**STATED TASK**
Return, without pictures, the lines from the start of the data through the one that contains "cum.append(running)".
--- START DATA SECTION ---
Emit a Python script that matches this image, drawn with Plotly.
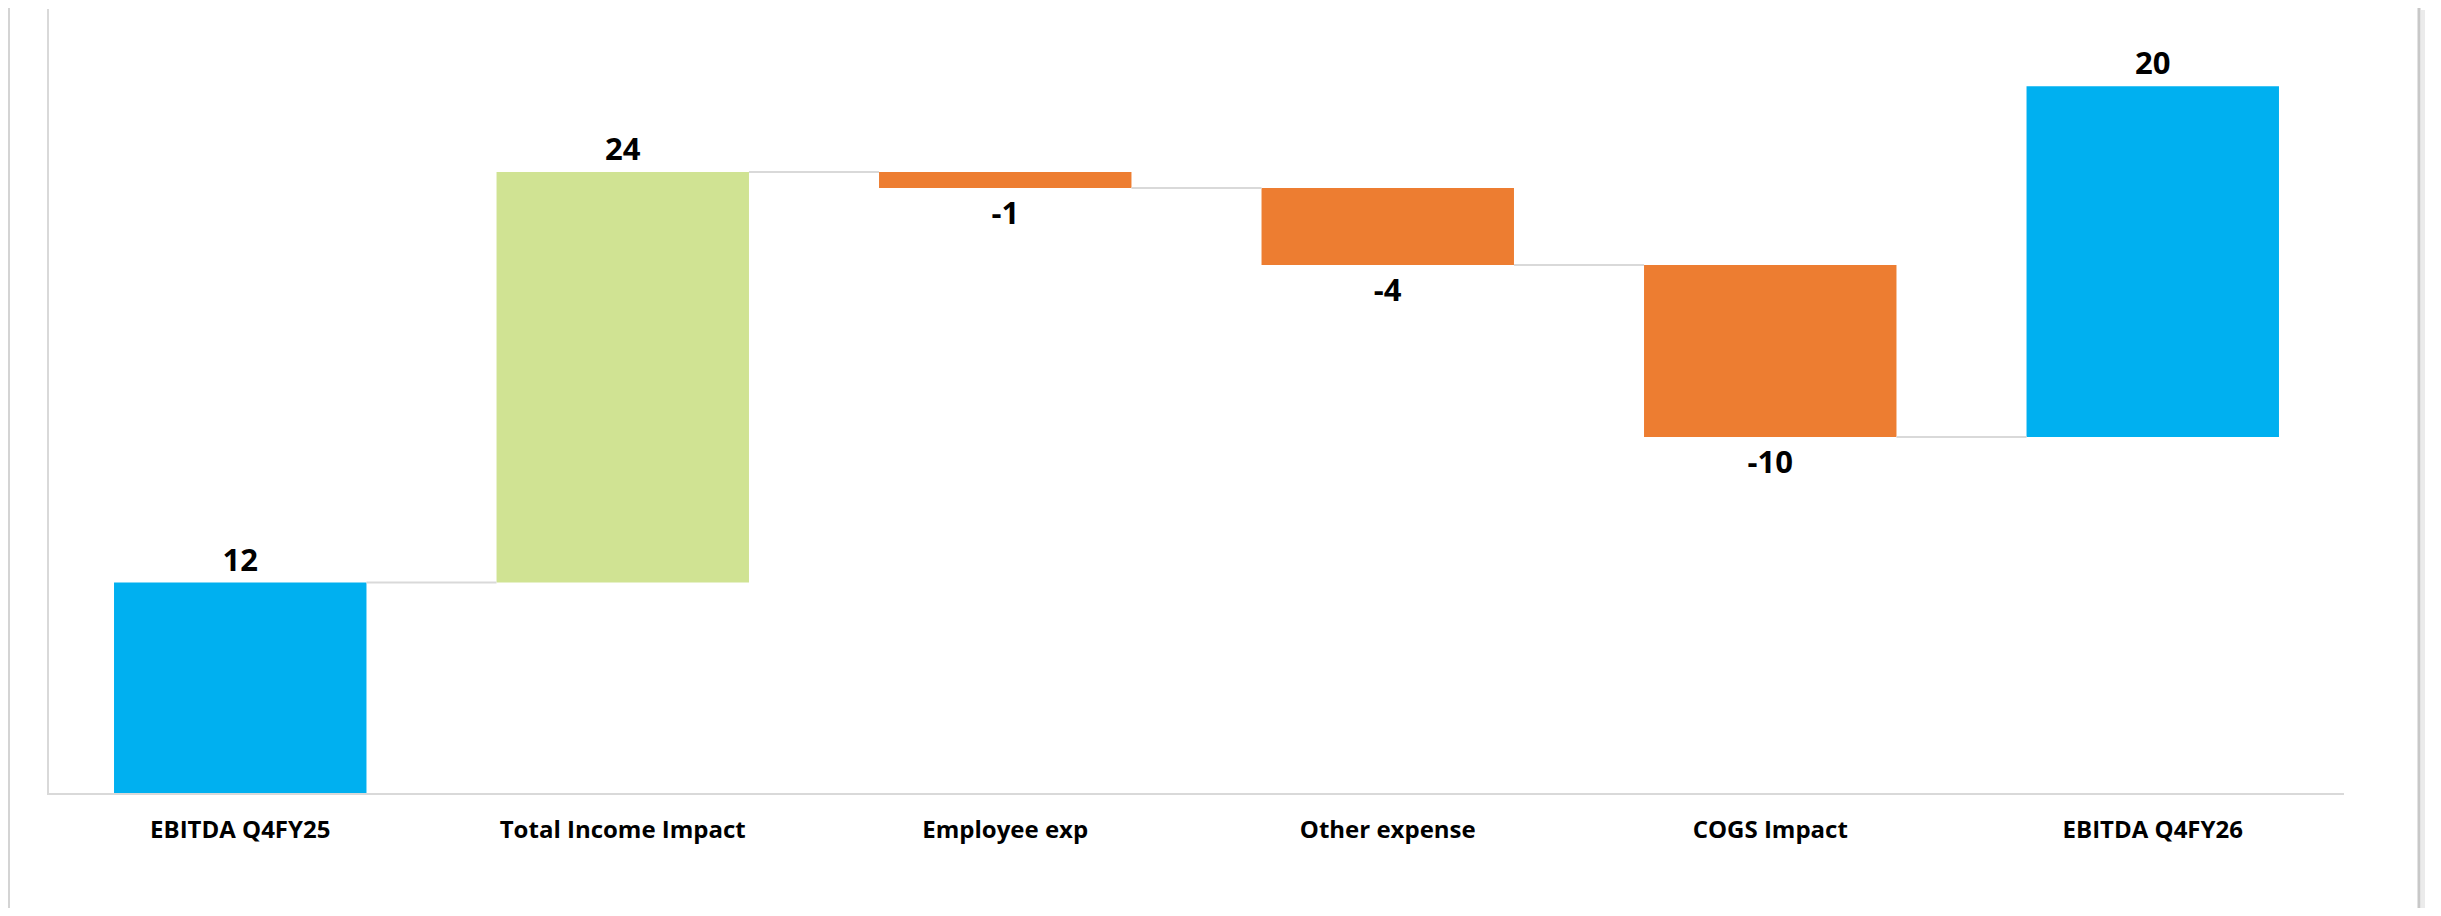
import plotly.graph_objects as go

# ---- data ----
categories = ["EBITDA Q4FY25", "Total Income Impact", "Employee exp",
              "Other expense", "COGS Impact", "EBITDA Q4FY26"]
values = [12.0, 23.4, -0.9, -4.4, -9.8, 20.0]
labels = ["12", "24", "-1", "-4", "-10", "20"]

# ---- styles ----
BLUE, GREEN, ORANGE = "#00B0F0", "#D0E393", "#ED7D31"
bar_colors = [BLUE, GREEN, ORANGE, ORANGE, ORANGE, BLUE]
FONT = "Open Sans, Noto Sans, DejaVu Sans, sans-serif"

# page has an 8px body margin; figure placed at (8,8)
OFF = 8
W, H = 2425, 900
L, T = 49 - OFF, 9 - OFF
PW, PH = 2295, 784
R = W - L - PW
B = H - T - PH
BAR_FRAC = 0.66

# running totals -> bases
bases, cum, running = [], [], 0.0
for v in values:
    bases.append(running)
    running += v
    cum.append(running)

fig = go.Figure()
fig.add_trace(go.Bar(
    x=categories, y=values, base=bases,
    marker=dict(color=bar_colors, line=dict(width=0)),
    text=labels, textposition="outside",
    textfont=dict(family=FONT, size=31, color="#000000", weight="bold"),
    cliponaxis=False, hoverinfo="skip", showlegend=False,
))

shapes = []
half = BAR_FRAC / 2
for i in range(len(values) - 1):
    shapes.append(dict(type="line", xref="x", yref="y",
                       x0=i + half, x1=i + 1 - half, y0=cum[i], y1=cum[i],
                       line=dict(color="#D9D9D9", width=2)))

# chart-area frame lines (page pixel -> paper coords)
def px_x(p): return (p - OFF - L) / PW
def px_y(p): return (T + PH - (p - OFF)) / PH
shapes.append(dict(type="line", xref="paper", yref="paper",
                   x0=px_x(9), x1=px_x(9), y0=px_y(8), y1=px_y(916),
                   line=dict(color="#D4D4D4", width=2)))
shapes.append(dict(type="line", xref="paper", yref="paper",
                   x0=px_x(2419), x1=px_x(2419), y0=px_y(8), y1=px_y(916),
                   line=dict(color="#C8C8C8", width=3)))
shapes.append(dict(type="line", xref="paper", yref="paper",
                   x0=px_x(2423), x1=px_x(2423), y0=px_y(10), y1=px_y(916),
                   line=dict(color="#EBEBEB", width=4)))

fig.update_layout(
    width=W, height=H,
    margin=dict(l=L, r=R, t=T, b=B, autoexpand=False),
    paper_bgcolor="white", plot_bgcolor="white",
    bargap=1 - BAR_FRAC,
    shapes=shapes,
    font=dict(family=FONT),
    xaxis=dict(type="category", range=[-0.5, len(categories) - 0.5],
               showline=True, linecolor="#D9D9D9", linewidth=2,
               showgrid=False, zeroline=False, ticks="",
               tickfont=dict(family=FONT, size=24, color="#000000", weight="bold"),
               ticklabelstandoff=14, automargin=False),
    yaxis=dict(range=[0, 44.7], showline=True, linecolor="#D9D9D9", linewidth=2,
               showgrid=False, zeroline=False, showticklabels=False, ticks="",
               automargin=False),
)

fig.write_html("out.html")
--- END DATA SECTION ---
**SOLUTION TO THE EXERCISE**
Emit a Python script that matches this image, drawn with Plotly.
import plotly.graph_objects as go

# ---- data ----
categories = ["EBITDA Q4FY25", "Total Income Impact", "Employee exp",
              "Other expense", "COGS Impact", "EBITDA Q4FY26"]
values = [12.0, 23.4, -0.9, -4.4, -9.8, 20.0]
labels = ["12", "24", "-1", "-4", "-10", "20"]

# ---- styles ----
BLUE, GREEN, ORANGE = "#00B0F0", "#D0E393", "#ED7D31"
bar_colors = [BLUE, GREEN, ORANGE, ORANGE, ORANGE, BLUE]
FONT = "Open Sans, Noto Sans, DejaVu Sans, sans-serif"

# page has an 8px body margin; figure placed at (8,8)
OFF = 8
W, H = 2425, 900
L, T = 49 - OFF, 9 - OFF
PW, PH = 2295, 784
R = W - L - PW
B = H - T - PH
BAR_FRAC = 0.66

# running totals -> bases
bases, cum, running = [], [], 0.0
for v in values:
    bases.append(running)
    running += v
    cum.append(running)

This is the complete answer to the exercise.